In 1790, Tipu had a conflict with the Raja of Travancore since the latter had built defensive walls in disputed areas. The British who were allies of the Raja, found a convenient excuse to pitch tents in Mysore that Tipu had attacked their ally. The English defeated Tipu who had to send his two little sons, as hostages besides handing over a large piece of his territory. Tippu had made special efforts to seek help from Napoleon, who wrote back offering his support but the British surveillance intercepted the letter and it did not reach Tipu. Finally Tipu was defeated and killed on account of treachery from among his own sub-ordinates.

                After the death of  Tipu, His Highness Sri Krishnaraja Wodeyar III was placed  on the throne of Mysore on the 30th June 1799, at this time a five year old boy. From that time onwards Mysore became the capital of the rulers. Srirangapatna became the property of the British East India Company and British troops were kept in the fort. In 1831, the British took over the administration of the Mysore territory from Krishnaraja Wodeyar III for alleged misgovernment. Two officers styled Senior Commissioner and Junior Commissioner were appointed to govern the territory of the Raja. This arrangement continued from 1831 to 1834. In April 1834, the post of the Junior Commissioner was abolished and the Government of the Mysore territory was put in charge of only one Commissioner. The commissioner’s rule of Mysore State continued for fifty years from 1831 to 1881 in which year the Mysore territory was handed back to the Mysore Wodeyars.

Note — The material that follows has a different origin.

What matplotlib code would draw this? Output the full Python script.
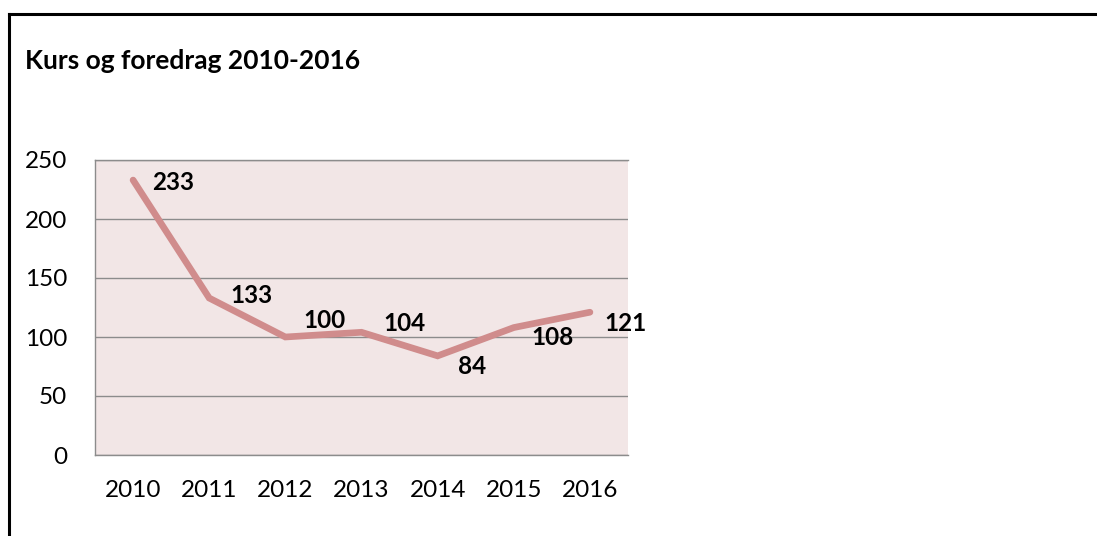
import matplotlib
matplotlib.use("Agg")
import matplotlib.pyplot as plt
from matplotlib.lines import Line2D

# data
years = ["2010", "2011", "2012", "2013", "2014", "2015", "2016"]
courses = [233, 133, 100, 104, 84, 108, 121]
y_ticks = [0, 50, 100, 150, 200, 250]

# label offsets from each point (pixels, x right / y up)
label_dx = [40, 42, 39, 43, 34, 39, 36]
label_dy = [-2, 3, 16, 9, -11, -10, -11]

W, H = 1097, 536
plt.rcParams['font.family'] = ['Lato', 'DejaVu Sans']

fig = plt.figure(figsize=(W / 100, H / 100), dpi=100)
fig.patch.set_facecolor("white")

# outer frame (only left and top edges visible)
fig.add_artist(Line2D([9 / W, 9 / W], [0, 1 - 14 / H], color="black", lw=2.2,
                      transform=fig.transFigure, solid_capstyle="projecting"))
fig.add_artist(Line2D([9 / W, 1], [1 - 14 / H, 1 - 14 / H], color="black", lw=2.2,
                      transform=fig.transFigure, solid_capstyle="projecting"))

fig.text(25 / W, 1 - 69 / H, "Kurs og foredrag 2010-2016", fontsize=19,
         fontweight="bold", va="baseline", ha="left")

ax = fig.add_axes([95 / W, (H - 455) / H, 533 / W, 295 / H])
ax.set_facecolor("#F2E6E6")
x = list(range(len(years)))
ax.plot(x, courses, color="#D08C8C", lw=4.8, solid_capstyle="round",
        solid_joinstyle="miter", zorder=3)

for i, v in enumerate(courses):
    ax.annotate(str(v), (i, v), xytext=(label_dx[i] * 0.72, label_dy[i] * 0.72),
                textcoords="offset points", ha="center", va="center",
                fontsize=17.5, fontweight="bold", color="black", zorder=4)

ax.set_xlim(-0.5, len(years) - 0.5)
ax.set_ylim(0, 250)
ax.set_yticks(y_ticks)
ax.set_xticks(x)
ax.set_xticklabels(years)
ax.yaxis.grid(True, color="#8C8C8C", lw=1)
ax.set_axisbelow(True)
for s in ["left", "top", "bottom"]:
    ax.spines[s].set_color("#8C8C8C")
    ax.spines[s].set_linewidth(1)
ax.spines["right"].set_visible(False)
ax.tick_params(axis="both", length=0, labelsize=17.5, colors="black")
ax.tick_params(axis="y", pad=20)
ax.tick_params(axis="x", pad=18)

fig.savefig("out.png", dpi=100)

Krishnaraja Wodeyar III had died in 1868. His adopted son Sri Chamarajendra Wodeyar, was recognized as his heir to the throne by the British Government and he succeeded to the Musnad of Mysore in 1881, when the State was handed back to him by the British Government in India, as a result of the persistent efforts of his predecessor and his people for restoration of the ruling powers to the Mysore royal family.

                Maharaja Chamaraja Wodeyar ruled the State from 1881 to 1894. He was enlightened ruler and during his regime, the resources of the State were greatly developed. He died of diphtheria at Calcutta in December 1894. At this time Sri Krishanaraja Wodeyar IV, the heir-apparent, was only 10 years old and as such Maharani Kempananjammanni was appointed as the Regent. She held the position upto August 1902, when Maharaja Krishnaraja Wodeyar IV was invested with full ruling powers. He ruled for 38 years and earned for himself the name of “Creator of Modern Mysore” by his benevolent and efficient administration.  He strove hard to promote the moral and material welfare of the people and granted them a share in the administration of the State. He died in August 1940 and was succeeded by Sri Jayachamraja Wodeyar, who granted responsible Government to the people and became a constitutional ruler in October 1947, and later became its Rajpramukh and also the Governor, in keeping with the democratic structure of the country.